Data segment:
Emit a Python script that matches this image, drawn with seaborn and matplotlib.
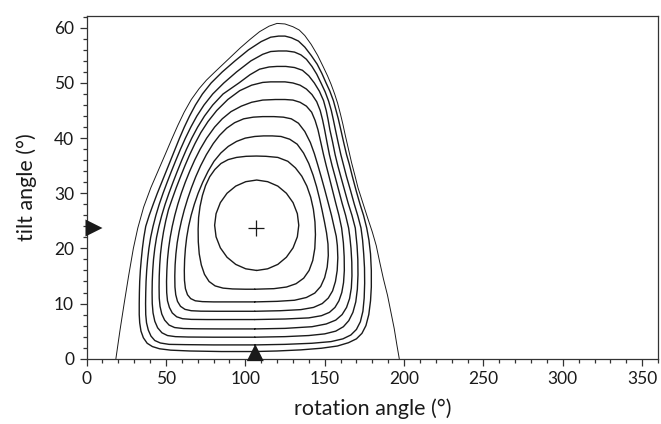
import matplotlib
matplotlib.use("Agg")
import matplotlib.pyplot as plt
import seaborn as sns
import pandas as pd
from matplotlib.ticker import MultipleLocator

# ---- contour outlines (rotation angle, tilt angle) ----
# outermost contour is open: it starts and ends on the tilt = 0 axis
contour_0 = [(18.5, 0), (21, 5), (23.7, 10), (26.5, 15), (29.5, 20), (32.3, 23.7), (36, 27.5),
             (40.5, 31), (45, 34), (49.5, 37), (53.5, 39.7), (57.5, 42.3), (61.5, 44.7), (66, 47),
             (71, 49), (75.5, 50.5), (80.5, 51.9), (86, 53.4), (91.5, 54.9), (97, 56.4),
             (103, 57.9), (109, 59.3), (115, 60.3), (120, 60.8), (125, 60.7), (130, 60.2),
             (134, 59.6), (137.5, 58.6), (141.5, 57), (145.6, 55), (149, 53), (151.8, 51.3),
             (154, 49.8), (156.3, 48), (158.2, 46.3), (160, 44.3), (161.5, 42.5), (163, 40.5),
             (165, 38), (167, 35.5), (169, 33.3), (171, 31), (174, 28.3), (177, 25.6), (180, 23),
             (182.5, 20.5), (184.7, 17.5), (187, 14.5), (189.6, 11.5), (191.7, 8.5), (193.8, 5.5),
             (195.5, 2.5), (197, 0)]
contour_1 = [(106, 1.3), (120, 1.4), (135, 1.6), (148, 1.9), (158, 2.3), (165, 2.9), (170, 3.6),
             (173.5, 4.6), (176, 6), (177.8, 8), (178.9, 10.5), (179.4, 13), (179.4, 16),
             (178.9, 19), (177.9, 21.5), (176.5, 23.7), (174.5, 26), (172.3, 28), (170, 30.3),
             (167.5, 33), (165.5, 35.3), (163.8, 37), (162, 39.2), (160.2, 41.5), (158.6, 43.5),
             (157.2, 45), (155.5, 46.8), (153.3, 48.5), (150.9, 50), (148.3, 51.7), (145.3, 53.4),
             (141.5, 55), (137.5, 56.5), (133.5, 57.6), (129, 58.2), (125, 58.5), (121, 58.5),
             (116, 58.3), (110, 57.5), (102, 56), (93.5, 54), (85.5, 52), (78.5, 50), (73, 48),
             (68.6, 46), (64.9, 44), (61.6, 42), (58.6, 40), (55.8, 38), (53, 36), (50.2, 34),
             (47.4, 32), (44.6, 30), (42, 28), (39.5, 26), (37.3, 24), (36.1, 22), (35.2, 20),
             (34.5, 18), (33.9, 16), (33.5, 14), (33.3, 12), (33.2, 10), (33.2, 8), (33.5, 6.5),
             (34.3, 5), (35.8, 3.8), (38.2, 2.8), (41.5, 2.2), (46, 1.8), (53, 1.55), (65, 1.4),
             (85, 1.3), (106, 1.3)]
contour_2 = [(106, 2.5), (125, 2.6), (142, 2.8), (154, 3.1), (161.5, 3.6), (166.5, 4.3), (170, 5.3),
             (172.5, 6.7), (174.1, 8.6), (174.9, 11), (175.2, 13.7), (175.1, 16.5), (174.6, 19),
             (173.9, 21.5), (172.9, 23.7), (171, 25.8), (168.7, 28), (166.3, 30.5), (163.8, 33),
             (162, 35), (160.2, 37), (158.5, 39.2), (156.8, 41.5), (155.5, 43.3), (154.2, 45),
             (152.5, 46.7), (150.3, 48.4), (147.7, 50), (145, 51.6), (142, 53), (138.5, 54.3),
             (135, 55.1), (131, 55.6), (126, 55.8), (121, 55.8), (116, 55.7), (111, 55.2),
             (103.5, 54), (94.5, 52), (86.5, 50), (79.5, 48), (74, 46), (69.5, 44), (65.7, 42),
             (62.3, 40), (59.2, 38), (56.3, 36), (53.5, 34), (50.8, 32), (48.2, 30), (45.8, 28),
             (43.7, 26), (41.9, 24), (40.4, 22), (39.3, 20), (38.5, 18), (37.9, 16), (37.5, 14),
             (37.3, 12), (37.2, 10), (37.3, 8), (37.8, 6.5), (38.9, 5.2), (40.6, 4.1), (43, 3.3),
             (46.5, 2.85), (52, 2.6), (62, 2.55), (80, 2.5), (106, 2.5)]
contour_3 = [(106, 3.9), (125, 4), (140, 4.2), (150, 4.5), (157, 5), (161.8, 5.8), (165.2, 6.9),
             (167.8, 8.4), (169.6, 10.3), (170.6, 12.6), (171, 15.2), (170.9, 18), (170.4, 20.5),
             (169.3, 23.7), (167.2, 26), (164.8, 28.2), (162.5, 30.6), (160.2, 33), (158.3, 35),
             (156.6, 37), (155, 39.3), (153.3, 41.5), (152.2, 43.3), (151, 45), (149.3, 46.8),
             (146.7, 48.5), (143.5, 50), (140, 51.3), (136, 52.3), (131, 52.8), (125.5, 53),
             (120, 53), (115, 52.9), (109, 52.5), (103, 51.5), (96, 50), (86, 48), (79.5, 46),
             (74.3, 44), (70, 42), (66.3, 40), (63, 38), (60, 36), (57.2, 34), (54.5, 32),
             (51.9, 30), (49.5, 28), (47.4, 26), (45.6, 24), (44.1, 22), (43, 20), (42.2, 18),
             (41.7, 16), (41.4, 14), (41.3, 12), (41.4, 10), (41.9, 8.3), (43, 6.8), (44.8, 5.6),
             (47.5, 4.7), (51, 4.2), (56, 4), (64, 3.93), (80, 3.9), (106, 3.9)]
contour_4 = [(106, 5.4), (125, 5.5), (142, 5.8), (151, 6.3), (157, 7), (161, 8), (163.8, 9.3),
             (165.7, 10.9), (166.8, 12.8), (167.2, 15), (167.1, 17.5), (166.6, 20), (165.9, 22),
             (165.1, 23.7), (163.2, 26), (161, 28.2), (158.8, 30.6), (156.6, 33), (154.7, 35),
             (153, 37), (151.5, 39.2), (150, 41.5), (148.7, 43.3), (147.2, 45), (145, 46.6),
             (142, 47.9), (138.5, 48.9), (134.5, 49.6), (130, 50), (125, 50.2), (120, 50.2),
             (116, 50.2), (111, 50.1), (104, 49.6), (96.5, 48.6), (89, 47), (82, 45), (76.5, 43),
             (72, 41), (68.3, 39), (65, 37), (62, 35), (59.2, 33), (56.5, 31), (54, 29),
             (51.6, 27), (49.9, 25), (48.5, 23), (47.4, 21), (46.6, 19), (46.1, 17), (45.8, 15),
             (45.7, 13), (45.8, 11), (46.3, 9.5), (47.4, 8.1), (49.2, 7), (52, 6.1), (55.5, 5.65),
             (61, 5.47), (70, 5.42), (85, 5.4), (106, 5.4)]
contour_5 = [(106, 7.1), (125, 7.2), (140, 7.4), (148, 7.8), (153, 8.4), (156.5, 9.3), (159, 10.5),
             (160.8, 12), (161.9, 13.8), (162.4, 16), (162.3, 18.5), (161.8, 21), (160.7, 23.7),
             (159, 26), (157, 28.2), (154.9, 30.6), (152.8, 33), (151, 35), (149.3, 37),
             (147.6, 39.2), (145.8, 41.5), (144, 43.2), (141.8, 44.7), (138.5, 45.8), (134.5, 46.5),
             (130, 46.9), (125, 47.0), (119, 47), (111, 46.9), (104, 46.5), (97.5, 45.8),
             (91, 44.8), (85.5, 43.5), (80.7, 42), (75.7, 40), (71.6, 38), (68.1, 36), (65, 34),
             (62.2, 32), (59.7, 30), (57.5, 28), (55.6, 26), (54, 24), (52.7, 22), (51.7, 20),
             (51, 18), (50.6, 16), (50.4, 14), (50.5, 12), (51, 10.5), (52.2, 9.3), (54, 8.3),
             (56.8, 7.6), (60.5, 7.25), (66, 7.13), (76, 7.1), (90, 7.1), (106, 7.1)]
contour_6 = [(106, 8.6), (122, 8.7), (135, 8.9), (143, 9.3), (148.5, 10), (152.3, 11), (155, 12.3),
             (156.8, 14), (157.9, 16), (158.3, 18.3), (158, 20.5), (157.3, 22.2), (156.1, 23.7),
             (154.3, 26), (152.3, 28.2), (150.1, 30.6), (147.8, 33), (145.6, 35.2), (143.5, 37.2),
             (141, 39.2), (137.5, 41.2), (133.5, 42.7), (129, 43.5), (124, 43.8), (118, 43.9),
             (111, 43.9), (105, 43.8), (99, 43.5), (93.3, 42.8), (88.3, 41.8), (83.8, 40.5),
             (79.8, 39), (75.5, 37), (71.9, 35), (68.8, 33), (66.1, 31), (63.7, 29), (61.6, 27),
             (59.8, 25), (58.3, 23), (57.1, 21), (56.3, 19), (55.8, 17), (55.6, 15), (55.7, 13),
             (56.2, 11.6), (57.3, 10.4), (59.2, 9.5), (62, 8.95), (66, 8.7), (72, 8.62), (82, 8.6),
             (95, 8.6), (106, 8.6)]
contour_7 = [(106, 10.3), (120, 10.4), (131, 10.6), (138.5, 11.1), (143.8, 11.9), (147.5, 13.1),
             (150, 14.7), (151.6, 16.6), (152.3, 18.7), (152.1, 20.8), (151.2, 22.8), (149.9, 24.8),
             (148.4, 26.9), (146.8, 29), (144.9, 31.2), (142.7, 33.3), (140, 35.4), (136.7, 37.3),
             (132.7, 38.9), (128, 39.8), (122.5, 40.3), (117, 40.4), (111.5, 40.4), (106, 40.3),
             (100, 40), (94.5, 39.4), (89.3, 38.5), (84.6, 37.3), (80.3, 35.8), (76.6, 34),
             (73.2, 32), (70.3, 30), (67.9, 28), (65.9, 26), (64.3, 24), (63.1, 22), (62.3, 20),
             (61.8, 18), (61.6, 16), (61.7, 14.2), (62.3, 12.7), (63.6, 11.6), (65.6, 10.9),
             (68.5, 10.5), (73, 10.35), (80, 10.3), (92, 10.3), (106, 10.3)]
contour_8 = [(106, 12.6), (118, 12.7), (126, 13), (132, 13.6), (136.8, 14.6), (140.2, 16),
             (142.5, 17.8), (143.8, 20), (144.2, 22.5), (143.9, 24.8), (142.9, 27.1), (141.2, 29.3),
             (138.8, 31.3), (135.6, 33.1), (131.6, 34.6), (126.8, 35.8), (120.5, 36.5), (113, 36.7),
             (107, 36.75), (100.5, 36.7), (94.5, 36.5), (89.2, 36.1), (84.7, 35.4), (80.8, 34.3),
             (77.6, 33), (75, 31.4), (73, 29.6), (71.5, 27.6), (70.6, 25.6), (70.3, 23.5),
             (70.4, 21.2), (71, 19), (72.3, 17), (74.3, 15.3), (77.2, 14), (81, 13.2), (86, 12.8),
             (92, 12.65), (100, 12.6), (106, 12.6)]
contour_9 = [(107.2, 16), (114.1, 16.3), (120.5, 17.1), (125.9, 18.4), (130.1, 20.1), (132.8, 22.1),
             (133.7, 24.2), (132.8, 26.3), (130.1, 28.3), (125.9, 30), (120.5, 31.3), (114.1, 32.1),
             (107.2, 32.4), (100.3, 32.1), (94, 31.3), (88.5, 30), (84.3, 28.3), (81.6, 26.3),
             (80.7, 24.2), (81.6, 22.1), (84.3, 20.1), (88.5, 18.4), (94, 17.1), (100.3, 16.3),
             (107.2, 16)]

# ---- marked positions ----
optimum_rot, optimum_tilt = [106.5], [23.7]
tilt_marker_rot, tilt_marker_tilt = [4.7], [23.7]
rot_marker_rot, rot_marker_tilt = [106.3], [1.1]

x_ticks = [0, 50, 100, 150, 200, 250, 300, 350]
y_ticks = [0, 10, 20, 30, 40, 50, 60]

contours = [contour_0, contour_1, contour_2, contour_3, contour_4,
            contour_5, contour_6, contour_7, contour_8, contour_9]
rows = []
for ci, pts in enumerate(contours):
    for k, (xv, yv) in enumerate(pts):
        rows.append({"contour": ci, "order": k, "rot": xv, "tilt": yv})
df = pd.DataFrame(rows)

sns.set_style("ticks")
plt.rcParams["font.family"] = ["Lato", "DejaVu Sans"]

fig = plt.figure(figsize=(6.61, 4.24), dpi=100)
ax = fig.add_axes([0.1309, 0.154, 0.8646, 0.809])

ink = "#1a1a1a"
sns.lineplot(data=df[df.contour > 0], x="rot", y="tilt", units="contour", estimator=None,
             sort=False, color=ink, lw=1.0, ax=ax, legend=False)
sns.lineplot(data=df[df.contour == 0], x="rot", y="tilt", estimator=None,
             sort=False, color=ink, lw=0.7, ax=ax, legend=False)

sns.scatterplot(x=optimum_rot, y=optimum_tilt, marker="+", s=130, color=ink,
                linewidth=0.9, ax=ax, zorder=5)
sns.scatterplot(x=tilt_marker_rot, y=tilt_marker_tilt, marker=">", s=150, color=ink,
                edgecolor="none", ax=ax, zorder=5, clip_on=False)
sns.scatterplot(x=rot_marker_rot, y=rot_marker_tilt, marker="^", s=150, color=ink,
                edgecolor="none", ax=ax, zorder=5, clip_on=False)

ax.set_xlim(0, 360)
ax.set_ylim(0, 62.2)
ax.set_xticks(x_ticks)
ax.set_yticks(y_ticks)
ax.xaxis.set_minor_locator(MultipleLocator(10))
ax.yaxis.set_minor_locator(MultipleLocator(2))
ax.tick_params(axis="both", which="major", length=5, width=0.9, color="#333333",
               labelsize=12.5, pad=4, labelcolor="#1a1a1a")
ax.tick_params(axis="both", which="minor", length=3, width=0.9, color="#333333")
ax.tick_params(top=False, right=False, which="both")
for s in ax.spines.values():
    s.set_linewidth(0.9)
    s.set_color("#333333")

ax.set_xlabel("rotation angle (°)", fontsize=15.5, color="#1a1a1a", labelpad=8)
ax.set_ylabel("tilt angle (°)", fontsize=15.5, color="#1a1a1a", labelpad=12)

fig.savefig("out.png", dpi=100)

Written exercise:
Quote, exactly and only, the lines from the first line of the data above through the line containing "from matplotlib.ticker import MultipleLocator". The pictures do not belong in it.

Response to the task:
Emit a Python script that matches this image, drawn with seaborn and matplotlib.
import matplotlib
matplotlib.use("Agg")
import matplotlib.pyplot as plt
import seaborn as sns
import pandas as pd
from matplotlib.ticker import MultipleLocator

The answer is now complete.